The Fed Should Look Farther Than Its Own Backyard

In a rapidly globalizing marketplace, you might think that the interests of the U.S. and the rest of the world would generally be the same. But when it comes to Washington's most critical financial decisions, the setting of interest rates by the Federal Reserve, America's actions may harm other nations--eventually to its own detriment. How can this be?

While the Federal Reserve has evolved into the role of the world's central banker, its legal mandate and its mind-set remain sharply focused on price stability and full employment in the U.S. This makes taking a truly global view extremely difficult.
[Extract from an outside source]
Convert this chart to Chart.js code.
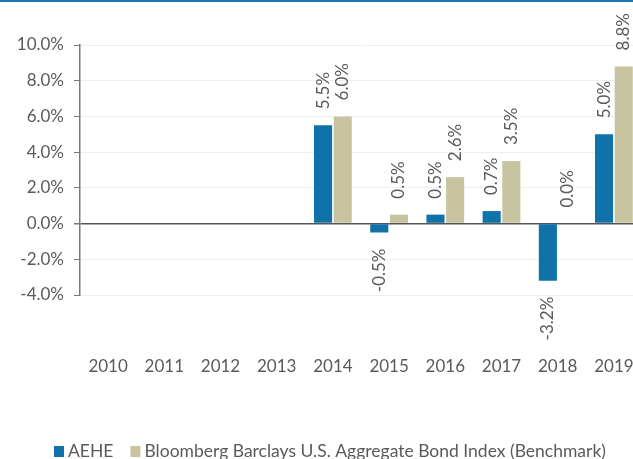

Fed Chairman Alan Greenspan said as much in late July, when he told Congress that despite the Fed's potential for clobbering foreign markets, "our objectives relate to domestic economic performance." The minutes of the May meeting of the Federal Open Market Committee (FOMC), the Fed's rate-setting group, also reveal strong convictions among members that the Fed should not take into account the foreign impact of U.S. actions.

Established in 1913, the Fed is a classic example of an institution created for a world that no longer exists. Back then, Washington was preoccupied with controlling a chaotic banking system, and global prosperity rested on England and the gold standard.

LONE RANGER. Today, Fed decisions have far more influence on foreign countries' interest rates, currencies, stock markets, commodity prices, real estate values, and gross domestic product. Because economics are driving politics in emerging markets, the Fed can create either political tensions or new opportunities for young democracies struggling to build genuine free-market societies. In recent decades, the central bank received help from its more prominent overseas counterparts when together they would try to synchronize monetary policy. But with the Bank of Japan focused on the crisis in Tokyo and Germany's Bundesbank preoccupied with the euro, the Fed now stands alone as the world's de facto central bank.

When the FOMC meets on Aug. 18, it is likely to keep rates steady, thanks to a slowing economy and a shaky stock market. But look for agonizing trade-offs as early as next month. If strong U.S. growth resumes, labor markets tighten, and the equity markets are reasonably steady, the Fed could be forced to raise rates. This would drive down the yen, provoke another round of devaluations throughout Asia, deepen the recessions from Seoul to Jakarta, and weaken Russia and Brazil.

A different scenario would arise if the U.S. economy continues to lose steam but wage inflation rises. Then the Fed might choose not to lower rates. That would endorse slower U.S. economic growth, which might be desirable--but ensure slower growth around the world, which would be dangerous.

No one advocates that the Fed should shirk its duty as guardian of domestic price stability. The question is more nuanced: Are there occasions when the Fed should set rates with an eye toward global stability, or even global growth, if that means a slightly different level from that required to meet the short-term needs of the U.S. economy?

WORLDVIEW. The answer is yes. America's interaction with other nations is now enormous. A third of its growth for most of the 1990s has come from exports, and a third of Treasury securities are bought by foreign investors. As the past few weeks have vividly demonstrated, conditions beyond U.S. shores are increasingly affecting corporate profits and stock prices. Lurking in the background also could be a rise in unemployment resulting from declining exports.

Is it possible to envision a Fed that is more sensitive to its impact on other nations and the boomerang effect on the U.S.? While it could make theoretical sense to modernize the central bank's charter to provide more international flexibility, no sane Administration would allow the current inward-looking Congress, which cannot even muster support for the International Monetary Fund, to try.

Members of the FOMC could help by construing their legal writ more broadly to take account of the feedback effect on the U.S. economy of what the Fed does to foreign countries. And more Fed governors and presidents of regional branches of the Fed could be selected for their international experience. At present, they are chosen according to much narrower qualifications, such as measuring the domestic money supply, or their expertise in community investment. (The latter is what the Administration says it seeks in its next appointment for Fed governor.) Changes like these take time. But without them, a global debacle waits in the wings.